Where Should I Shop for Cameras and Equipment to Get the Best Deals
Where’s the best place to buy a camera or other photo equipment? With so many options now, how is someone supposed to know where to start?
Obviously when you start shopping you should check out options and prices on the internet. Now be careful when you are looking at a particular product, be it a camera, lens, or other photography equipment, that you know what you are getting. When I bought my Canon 5D Mark II, I found sites that offered Canon 5D Mark II at really low prices, from Asia. They are call “knock off” products for a reason. They tell you they are the same, but the quality is usually lower AND (important point) there is no manufacturer’s warranty from Canon. So lesson number one: Make sure you know what is being sold.
Purchase from a reputable dealer. You CAN get great deals online. I purchased my camera used through Amazon.com. It actually was being sold by a pawn shop out west. It was an amazing deal. Because it was through Amazon, I had their guarantee policy. So as soon as it arrived, I tested the entire camera out and found that there was a row of dead pixels in the sensor. I contacted the seller and told them I would either return the camera, or they could pay for the repair work to be done by Canon. They agreed to pay for the repair work, which was $250 dollars. (Actually they credited the $250 back to me and I paid Canon). BINGO! I had a perfect camera totally repaired and certified by Canon. I only paid $1500 for the camera body including the repair. I already had Canon DSLRs so my lenses transferred to the new camera.
I almost always check Amazon first when looking for camera and accessories because most of the major camera equipment stores sell through them, and may offer better deals through Amazon than on their own websites such as B&H or Adorama. When you look at something on Amazon, see where it is being sold from. If you look up an L-series 24-70mm lens, there are a bunch of used ones being sold from Japan. I’d stick with stateside purchases. Check out some used dealers also. One I trust is KEH.com. Also check in Rangefinder or Professional Photographer magazines for dealers.
Get great deals at trade shows at the national photography conferences. When I attended the WPPI convention a couple years ago, I spent a lot of time at the trade show. I learned a lot and made some great vendor connections I’m still using today. I also found fantastic deals, most which were good for 30-60 days after the convention.
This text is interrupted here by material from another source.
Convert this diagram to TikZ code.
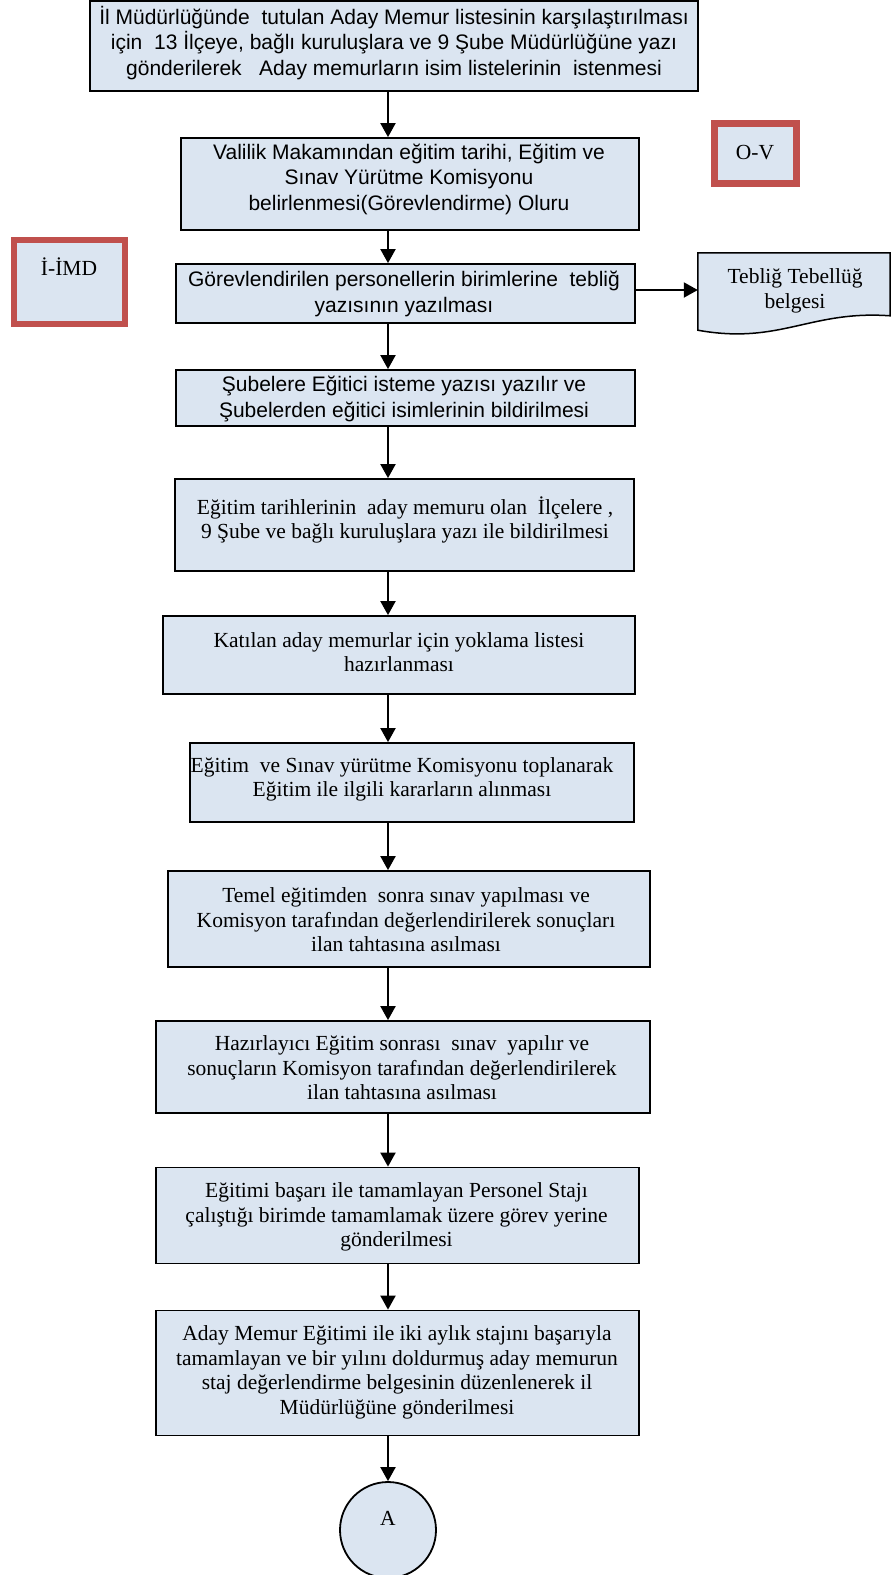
\documentclass[tikz,border=0pt]{standalone}
\usepackage{fontspec}
\setmainfont{Liberation Serif}
\newfontfamily\arialf{Liberation Sans}
\usetikzlibrary{arrows.meta}
\definecolor{boxfill}{HTML}{DBE5F1}
\definecolor{redb}{HTML}{C0504D}
\tikzset{
  box/.style={draw=black, line width=1.8pt, fill=boxfill, inner sep=0pt},
  txt/.style={align=center, inner sep=0pt, font=\fontsize{21.5}{24.5}\selectfont},
  atxt/.style={align=center, inner sep=0pt, font=\arialf\fontsize{21}{25.5}\selectfont},
  arr/.style={line width=2pt, -{Triangle[length=14pt,width=15pt]}},
  tag/.style={draw=redb, line width=6.5pt, fill=boxfill, inner sep=0pt}
}
\begin{document}
\begin{tikzpicture}[x=1pt,y=-1pt]
\useasboundingbox (0,0) rectangle (891,1575);
\coordinate (ax) at (388,0);
% boxes
\node[box, minimum width=608, minimum height=90] (b1) at (394,46) {};
\node[box, minimum width=458, minimum height=92] (b2) at (410,184) {};
\node[box, minimum width=459, minimum height=59] (b3) at (405.5,293.5) {};
\node[box, minimum width=459, minimum height=56] (b4) at (405.5,398) {};
\node[box, minimum width=459, minimum height=92] (b5) at (404.5,525) {};
\node[box, minimum width=472, minimum height=78] (b6) at (399,655) {};
\node[box, minimum width=444, minimum height=79] (b7) at (412,782.5) {};
\node[box, minimum width=482, minimum height=96] (b8) at (409,919) {};
\node[box, minimum width=494, minimum height=92] (b9) at (403,1067) {};
\node[box, minimum width=483, minimum height=96] (b10) at (397.5,1215.5) {};
\node[box, minimum width=483, minimum height=125] (b11) at (397.5,1373) {};
% texts
\node[atxt] (t1) at (394,43) {İl Müdürlüğünde\ \ tutulan Aday Memur listesinin karşılaştırılması\\için\ \ 13 İlçeye, bağlı kuruluşlara ve 9 Şube Müdürlüğüne yazı\\gönderilerek\ \ \ Aday memurların isim listelerinin\ \ istenmesi};
\node[atxt] (t2) at (409,179) {Valilik Makamından eğitim tarihi, Eğitim ve\\Sınav Yürütme Komisyonu\\belirlenmesi(Görevlendirme) Oluru};
\node[atxt] (t3) at (404,294) {Görevlendirilen personellerin birimlerine\ \ tebliğ\\yazısının yazılması};
\node[atxt] (t4) at (404,399) {Şubelere Eğitici isteme yazısı yazılır ve\\Şubelerden eğitici isimlerinin bildirilmesi};
\node[txt] (t5) at (405,520) {Eğitim tarihlerinin\ \ aday memuru olan\ \ İlçelere ,\\9 Şube ve bağlı kuruluşlara yazı ile bildirilmesi};
\node[txt] (t6) at (399,652) {Katılan aday memurlar için yoklama listesi\\hazırlanması};
\node[txt] (t7) at (402,779.5) {Eğitim\ \ ve Sınav yürütme Komisyonu toplanarak\\Eğitim ile ilgili kararların alınması};
\node[txt] (t8) at (406,920) {Temel eğitimden\ \ sonra sınav yapılması ve\\Komisyon tarafından değerlendirilerek sonuçları\\ilan tahtasına asılması};
\node[txt] (t9) at (402,1068) {Hazırlayıcı Eğitim sonrası\ \ sınav\ \ yapılır ve\\sonuçların Komisyon tarafından değerlendirilerek\\ilan tahtasına asılması};
\node[txt] (t10) at (396.5,1217) {Eğitimi başarı ile tamamlayan Personel Stajı\\çalıştığı birimde tamamlamak üzere görev yerine\\gönderilmesi};
\node[txt] (t11) at (397,1372.5) {Aday Memur Eğitimi ile iki aylık stajını başarıyla\\tamamlayan ve bir yılını doldurmuş aday memurun\\staj değerlendirme belgesinin düzenlenerek il\\Müdürlüğüne gönderilmesi};
% tags
\node[tag, minimum width=82, minimum height=60] (ov) at (755.5,153.5) {};
\node[txt] (ovt) at (755,153) {O-V};
\node[tag, minimum width=111, minimum height=84] (imd) at (69.5,282) {};
\node[txt] (imdt) at (69,267) {İ-İMD};
% document shape
\node[minimum width=192, minimum height=77, inner sep=0pt] (doc) at (794,291.5) {};
\draw[line width=1.5pt, fill=boxfill] (doc.north west) -- (doc.north east) -- ([yshift=-63pt]doc.north east)
  .. controls (810,310) and (780,345) .. (doc.south west) -- cycle;
\node[txt] (doct) at (795,291) {Tebliğ Tebellüğ\\belgesi};
% circle
\node[circle, draw=black, line width=1.8pt, fill=boxfill, minimum size=96, inner sep=0pt] (a) at (388,1530) {};
\node[txt] (at) at (388,1518) {A};
% arrows
\draw[arr] (b1.south -| ax) -- (b2.north -| ax);
\draw[arr] (b2.south -| ax) -- (b3.north -| ax);
\draw[arr] (b3.south -| ax) -- (b4.north -| ax);
\draw[arr] (b4.south -| ax) -- (b5.north -| ax);
\draw[arr] (b5.south -| ax) -- (b6.north -| ax);
\draw[arr] (b6.south -| ax) -- (b7.north -| ax);
\draw[arr] (b7.south -| ax) -- (b8.north -| ax);
\draw[arr] (b8.south -| ax) -- (b9.north -| ax);
\draw[arr] (b9.south -| ax) -- (b10.north -| ax);
\draw[arr] (b10.south -| ax) -- (b11.north -| ax);
\draw[arr] (b11.south -| ax) -- (a.north);
\draw[arr] ([yshift=3.5pt]b3.east) -- ([yshift=3.5pt]b3.east -| doc.west);
\end{tikzpicture}
\end{document}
This is how I bought my Westcott studio light package. I saved about 50% of the total retail cost. I also purchased template software for albums, photo collages, and marketing materials for a fraction of the normal cost. Beside all the valuable training and classes and interaction with great photographers, I was able to make great purchases, and plan for future purchases. (It was at the Canon booth that I learned that I wanted a 5D Mark II and L-series lenses to regain the quality I lot switching from medium format film to digital. So when I was ready to purchase, I could spend time looking for a great deal.)
The most important thing to remember when making photography equipment purchases is that YOU are the most important piece of equipment that will determine how your images turn out. Save BEFORE and buy when you can pay cash. While you are learning, you don’t have to have the best equipment. Learn to use what you have now to make great images. Then when you can afford to upgrade, you will be that much further ahead.